In deciding questions of undue influence, a jury is instructed to take all of the facts and circumstances surrounding the will into account.Important factors include the testator’s mental and physical condition, level of isolation from family and friends and whether or not he or she actually knew and understand the provisions of the will. Also important is whether or not the testator had the chance to obtain independent legal advice and what action might have been taken by the primary beneficiary to get the will executed.( To this end, where a lawyer is a beneficiary of a will which he or she has drafted, a presumption of undue influence exists).

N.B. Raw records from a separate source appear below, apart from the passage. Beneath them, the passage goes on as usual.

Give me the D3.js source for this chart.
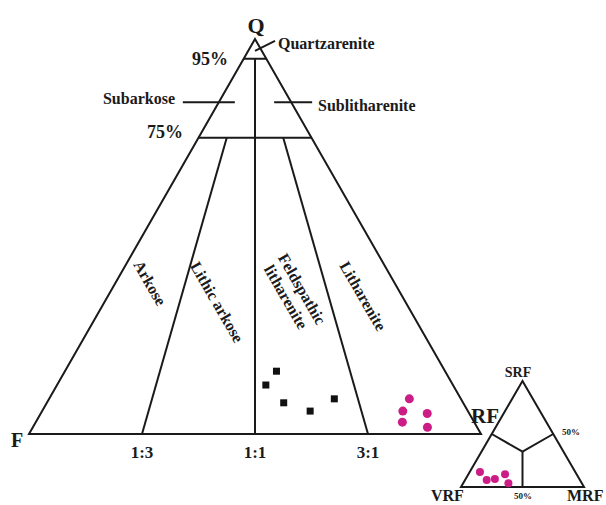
<!DOCTYPE html>
<html>
<head>
<meta charset="utf-8">
<script src="https://cdn.jsdelivr.net/npm/d3@7"></script>
<style>
  body { margin: 0; background: #fff; }
  svg text { font-family: "Liberation Serif", "Times New Roman", serif; font-weight: bold; fill: #1a1a1a; }
  .edge { fill: none; stroke: #1a1a1a; stroke-width: 2; }
</style>
</head>
<body>
<svg width="606" height="505"></svg>
<script>
// QFR diagram data (percent)
var squareQ = [15.9, 12.4, 7.9, 5.8, 8.9];
var squareF = [37.3, 41.4, 39.7, 34.9, 28.0];
var squareRF = [46.8, 46.2, 52.4, 59.3, 63.1];

var dotQ = [8.9, 5.8, 3.0, 5.2, 1.7];
var dotF = [11.4, 14.4, 15.9, 9.3, 11.0];
var dotRF = [79.7, 79.8, 81.1, 85.5, 87.3];

// field boundaries
var qLevels = [95, 75];
var ratioValues = [25, 50, 75]; // RF / (F + RF)
var ratioTop = [75, 95, 75]; // Q where each ratio line starts
var ratioLabels = ["1:3", "1:1", "3:1"];

// rock fragment inset (percent)
var vrf = [77.5, 75.8, 68.7, 58.2, 59.7];
var srf = [14.2, 6.6, 7.5, 12.0, 3.5];
var mrf = [8.3, 17.6, 23.8, 29.8, 36.8];

var svg = d3.select("svg");
var pink = "#cc1d86";

// main triangle scales
var x = d3.scaleLinear().domain([0, 100]).range([29, 481]),
    y = d3.scaleLinear().domain([0, 100]).range([434, 39]);

function proj(q, f, rf) {
    return [x(rf + q / 2), y(q)];
}

var line = d3.line();

svg.append("path")
    .attr("class", "edge")
    .attr("d", line([proj(100, 0, 0), proj(0, 100, 0), proj(0, 0, 100)]) + "Z");

// horizontal Q lines
qLevels.forEach(function (q) {
    svg.append("path")
        .attr("class", "edge")
        .attr("d", line([proj(q, 100 - q, 0), proj(q, 0, 100 - q)]));
});

// ratio lines
ratioValues.forEach(function (r, i) {
    var q = ratioTop[i];
    svg.append("path")
        .attr("class", "edge")
        .attr("d", line([proj(q, (100 - q) * (100 - r) / 100, (100 - q) * r / 100), proj(0, 100 - r, r)]));
    svg.append("text")
        .attr("x", x(r))
        .attr("y", 458)
        .attr("text-anchor", "middle")
        .style("font-size", "17px")
        .text(ratioLabels[i]);
});

// subarkose / sublitharenite leader ticks
var left84 = proj(84, 16, 0), right84 = proj(84, 0, 16);
svg.append("path").attr("class", "edge")
    .attr("d", line([[left84[0] - 36, left84[1]], [left84[0] + 16, left84[1]]]));
svg.append("path").attr("class", "edge")
    .attr("d", line([[right84[0] - 17, right84[1]], [right84[0] + 21, right84[1]]]));

// quartzarenite leader
var qa = proj(98, 1, 1);
svg.append("path").attr("class", "edge")
    .attr("d", line([[qa[0], qa[1] + 4], [qa[0] + 20, qa[1] - 6]]));

function label(t, px, py, size, anchor, rot) {
    var el = svg.append("text")
        .attr("text-anchor", anchor || "start")
        .style("font-size", size + "px")
        .text(t);
    if (rot) {
        el.attr("dominant-baseline", "central")
            .attr("transform", "translate(" + px + "," + py + ") rotate(" + rot + ")");
    } else {
        el.attr("x", px).attr("y", py);
    }
    return el;
}

label("Q", 256, 33, 22, "middle");
label("F", 11, 447, 20);
label("RF", 471, 423, 21);
label("95%", 228, 65, 18, "end");
label("75%", 183, 138, 18, "end");
label("Quartzarenite", 278, 49, 16);
label("Subarkose", 175, 104, 16, "end");
label("Sublitharenite", 318, 111, 16);

label("Arkose", 150, 283, 16, "middle", 60);
label("Lithic arkose", 217, 302, 16, "middle", 60);
label("Feldspathic", 302, 289, 16, "middle", 60);
label("litharenite", 286, 297, 16, "middle", 60);
label("Litharenite", 363, 296, 16, "middle", 60);

// sample points
svg.selectAll(".sq")
    .data(squareQ)
    .enter().append("rect")
    .attr("class", "sq")
    .attr("width", 7)
    .attr("height", 7)
    .attr("x", function (d, i) { return proj(d, squareF[i], squareRF[i])[0] - 3.5; })
    .attr("y", function (d, i) { return proj(d, squareF[i], squareRF[i])[1] - 3.5; })
    .attr("fill", "#111");

svg.selectAll(".dot")
    .data(dotQ)
    .enter().append("circle")
    .attr("class", "dot")
    .attr("r", 4.5)
    .attr("cx", function (d, i) { return proj(d, dotF[i], dotRF[i])[0]; })
    .attr("cy", function (d, i) { return proj(d, dotF[i], dotRF[i])[1]; })
    .attr("fill", pink);

// inset triangle VRF - SRF - MRF
var xi = d3.scaleLinear().domain([0, 100]).range([461, 584]),
    yi = d3.scaleLinear().domain([0, 100]).range([487, 381]);

function projI(v, s, m) {
    return [xi(m + s / 2), yi(s)];
}

svg.append("path")
    .attr("class", "edge")
    .attr("d", line([projI(0, 100, 0), projI(100, 0, 0), projI(0, 0, 100)]) + "Z");

var centre = projI(100 / 3, 100 / 3, 100 / 3);
[[50, 50, 0], [0, 50, 50], [50, 0, 50]].forEach(function (p) {
    svg.append("path")
        .attr("class", "edge")
        .attr("d", line([centre, projI(p[0], p[1], p[2])]));
});

svg.selectAll(".idot")
    .data(vrf)
    .enter().append("circle")
    .attr("class", "idot")
    .attr("r", 4)
    .attr("cx", function (d, i) { return projI(d, srf[i], mrf[i])[0]; })
    .attr("cy", function (d, i) { return projI(d, srf[i], mrf[i])[1]; })
    .attr("fill", pink);

label("SRF", 518, 377, 14, "middle");
label("VRF", 431, 501, 16);
label("MRF", 567, 501, 16);
label("50%", 562, 435, 9);
label("50%", 514, 499, 9);
</script>
</body>
</html>
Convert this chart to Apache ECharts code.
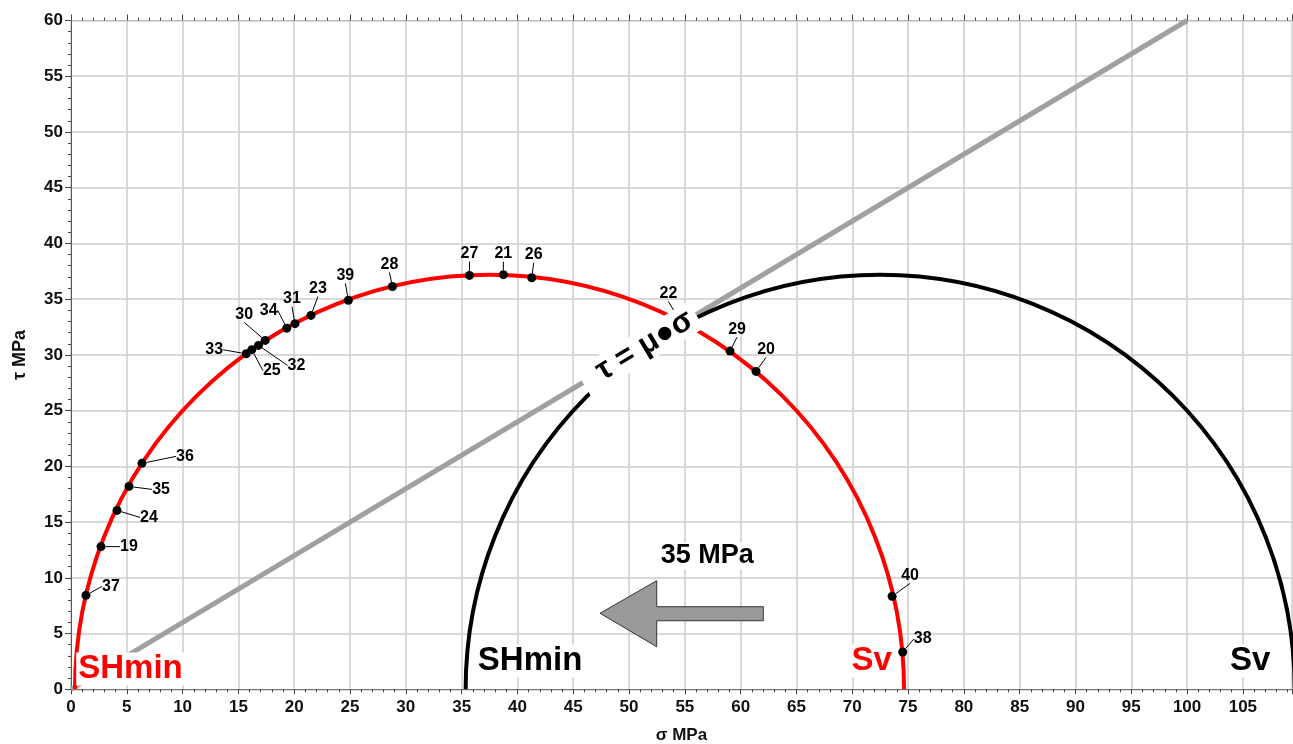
<!DOCTYPE html>
<html>
<head>
<meta charset="utf-8">
<script src="https://cdn.jsdelivr.net/npm/echarts@6/dist/echarts.min.js"></script>
<style>
  html, body {margin: 0; padding: 0; background: #fff;}
  #chart {width: 1293px; height: 744px;}
</style>
</head>
<body>
<div id="chart"></div>
<script>
  // principal stresses of the two Mohr circles [SHmin, Sv]
  var circleRed = [0.36, 74.64]
  var circleBlack = [35.36, 109.64]

  // friction line tau = mu * sigma
  var frictionLine = [[0, 0], [100, 60]]

  // numbered fractures on the red circle
  var pointIds = ['37', '19', '24', '35', '36', '33', '25', '32', '30', '34', '31', '23', '39', '28', '27', '21', '26', '22', '29', '20', '40', '38']
  var sigmaN = [1.34, 2.69, 4.12, 5.2, 6.36, 15.7, 16.2, 16.8, 17.4, 19.33, 20.07, 21.5, 24.85, 28.8, 35.7, 38.74, 41.28, 54.6, 59.05, 61.38, 73.57, 74.52]
  var tau = [8.43, 12.8, 16.05, 18.2, 20.27, 30.1, 30.47, 30.85, 31.3, 32.4, 32.8, 33.54, 34.9, 36.14, 37.13, 37.2, 36.92, 33.0, 30.34, 28.52, 8.34, 3.35]

  // text annotations
  var annoText = ['SHmin', 'SHmin', 'Sv', 'Sv', '35 MPa', 'τ = μ●σ']
  var annoX = [5.33, 41.13, 71.73, 105.65, 57.0, 50.94]
  var annoY = [1.82, 2.54, 2.54, 2.54, 11.96, 30.56]

  // shift arrow outline (sigma, tau)
  var arrowShape = [[47.4, 6.82], [52.48, 9.74], [52.48, 7.41], [62.03, 7.41], [62.03, 6.15], [52.48, 6.15], [52.48, 3.82]]

  // label placement (pixel offsets from each point)
  var labelOffsets = [[25, -9], [28, 0], [32, 7], [32, 3], [43, -7], [-32, -4], [20, 21], [38, 20], [-21, -26], [-18, -18], [-3, -25], [7, -27], [-3, -25], [-3, -22], [0, -22], [0, -21], [2, -23], [-12, -28], [7, -22], [10, -22], [18, -21], [20, -13]]
  var annoStyle = [
    {color: '#ff0000', fontSize: 33},
    {color: '#000', fontSize: 33},
    {color: '#ff0000', fontSize: 33},
    {color: '#000', fontSize: 33},
    {color: '#000', fontSize: 27},
    {color: '#000', fontSize: 31, rotate: 31, padding: [0, 6, 0, 18]}
  ]

  var font = '"Liberation Sans", Arial, sans-serif'

  var points = sigmaN.map(function (s, i) {
    return {name: pointIds[i], value: [s, tau[i]]}
  })

  var annotations = annoText.map(function (t, i) {
    var st = annoStyle[i]
    return {
      value: [annoX[i], annoY[i]],
      label: {
        formatter: t,
        color: st.color,
        fontSize: st.fontSize,
        rotate: st.rotate || 0,
        padding: st.padding || [0, 2, 0, 2]
      }
    }
  })

  function circleItem(params, api) {
    var s3 = api.value(0)
    var s1 = api.value(1)
    var c = api.coord([(s3 + s1) / 2, 0])
    var r = api.size([(s1 - s3) / 2, 0])[0]
    return {
      type: 'arc',
      shape: {cx: c[0], cy: c[1], r: r, startAngle: Math.PI, endAngle: 2 * Math.PI, clockwise: true},
      style: {stroke: api.visual('color'), lineWidth: 4, fill: null}
    }
  }

  var tickStyle = {color: '#444', width: 1}
  var xBase = {
    type: 'value',
    min: 0,
    max: 109.4,
    interval: 5
  }

  var chart = echarts.init(document.getElementById('chart'))
  var option = {
    animation: false,
    backgroundColor: '#fff',
    grid: {left: 71, right: 1, top: 20.5, bottom: 54.7, containLabel: false, outerBoundsMode: 'none'},
    xAxis: [
      Object.assign({}, xBase, {
        position: 'bottom',
        name: 'σ MPa',
        nameLocation: 'middle',
        nameGap: 38,
        nameTextStyle: {fontFamily: font, fontWeight: 'bold', fontSize: 17, color: '#111'},
        axisLine: {onZero: false, lineStyle: {color: '#777', width: 1}},
        axisTick: {show: true, length: 5, lineStyle: tickStyle},
        minorTick: {show: true, splitNumber: 5, length: 3, lineStyle: tickStyle},
        splitLine: {show: true, lineStyle: {color: '#cccccc', width: 1.5}},
        axisLabel: {fontFamily: font, fontWeight: 'bold', fontSize: 17, color: '#111', margin: 10, showMaxLabel: false}
      }),
      Object.assign({}, xBase, {
        position: 'top',
        axisLine: {onZero: false, lineStyle: {color: '#bbb', width: 1}},
        axisTick: {show: true, length: 6, lineStyle: tickStyle},
        minorTick: {show: true, splitNumber: 5, length: 3, lineStyle: tickStyle},
        splitLine: {show: false},
        axisLabel: {show: false}
      })
    ],
    yAxis: {
      type: 'value',
      min: 0,
      max: 60,
      interval: 5,
      name: 'τ MPa',
      nameLocation: 'middle',
      nameGap: 42,
      nameTextStyle: {fontFamily: font, fontWeight: 'bold', fontSize: 18, color: '#111'},
      axisLine: {show: true, onZero: false, lineStyle: {color: '#555', width: 1}},
      axisTick: {show: true, length: 6, lineStyle: tickStyle},
      minorTick: {show: true, splitNumber: 5, length: 3, lineStyle: tickStyle},
      splitLine: {show: true, lineStyle: {color: '#cccccc', width: 1.5}},
      axisLabel: {fontFamily: font, fontWeight: 'bold', fontSize: 17, color: '#111', margin: 8}
    },
    series: [
      {
        name: 'friction',
        type: 'line',
        data: frictionLine,
        symbol: 'none',
        z: 2,
        lineStyle: {color: '#a0a0a0', width: 5, cap: 'butt'}
      },
      {
        name: 'circle black',
        type: 'custom',
        renderItem: circleItem,
        itemStyle: {color: '#000'},
        data: [circleBlack],
        z: 3
      },
      {
        name: 'circle red',
        type: 'custom',
        renderItem: circleItem,
        itemStyle: {color: '#ff0000'},
        data: [circleRed],
        z: 3
      },
      {
        name: 'arrow',
        type: 'custom',
        renderItem: function (params, api) {
          return {
            type: 'polygon',
            shape: {points: arrowShape.map(function (p) { return api.coord(p) })},
            style: {fill: '#9a9a9a', stroke: '#333', lineWidth: 1}
          }
        },
        data: [arrowShape[0]],
        z: 6
      },
      {
        name: 'fractures',
        type: 'scatter',
        data: points,
        symbol: 'circle',
        symbolSize: 9,
        itemStyle: {color: '#000', opacity: 1},
        z: 5,
        label: {
          show: true,
          position: 'inside',
          formatter: '{b}',
          fontFamily: font,
          fontWeight: 'bold',
          fontSize: 16,
          color: '#000',
          textBorderWidth: 0
        },
        labelLine: {show: true, lineStyle: {color: '#000', width: 1}},
        labelLayout: function (p) {
          var o = labelOffsets[p.dataIndex]
          return {dx: o[0], dy: o[1]}
        }
      },
      {
        name: 'annotations',
        type: 'scatter',
        data: annotations,
        symbolSize: 0,
        silent: true,
        itemStyle: {opacity: 1},
        z: 10,
        label: {
          show: true,
          position: 'inside',
          fontFamily: font,
          fontWeight: 'bold',
          textBorderWidth: 0,
          backgroundColor: '#fff'
        }
      }
    ]
  }
  chart.setOption(option)
</script>
</body>
</html>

When dad leaves his whole estate to his favorite son and leaves eight other kids who are long absent from his life out of his will, or when a huge bequest goes to a next door neighbor who, for twenty years, was always there for a game of cards or a trip to the supermarket or the doctor or to shovel the snow, undue influence is hard to find and hard to prove. Fact patterns involving family members and long-standing friendships may be contrasted with the classic relationship between the pretty, young home health aide and the eighty five year old millionaire whose kids live in distant cities and who cannot be present to monitor the flattery and cunning with the focused purpose of becoming their father’s sole heir and beneficiary.
Undue influence is generally the first accusation leveled by an objectant to a will at the beginning of a bitter will contest. Once one examines the full range of circumstances surrounding the situation, often the easiest thing to realize is how hard it is to prove.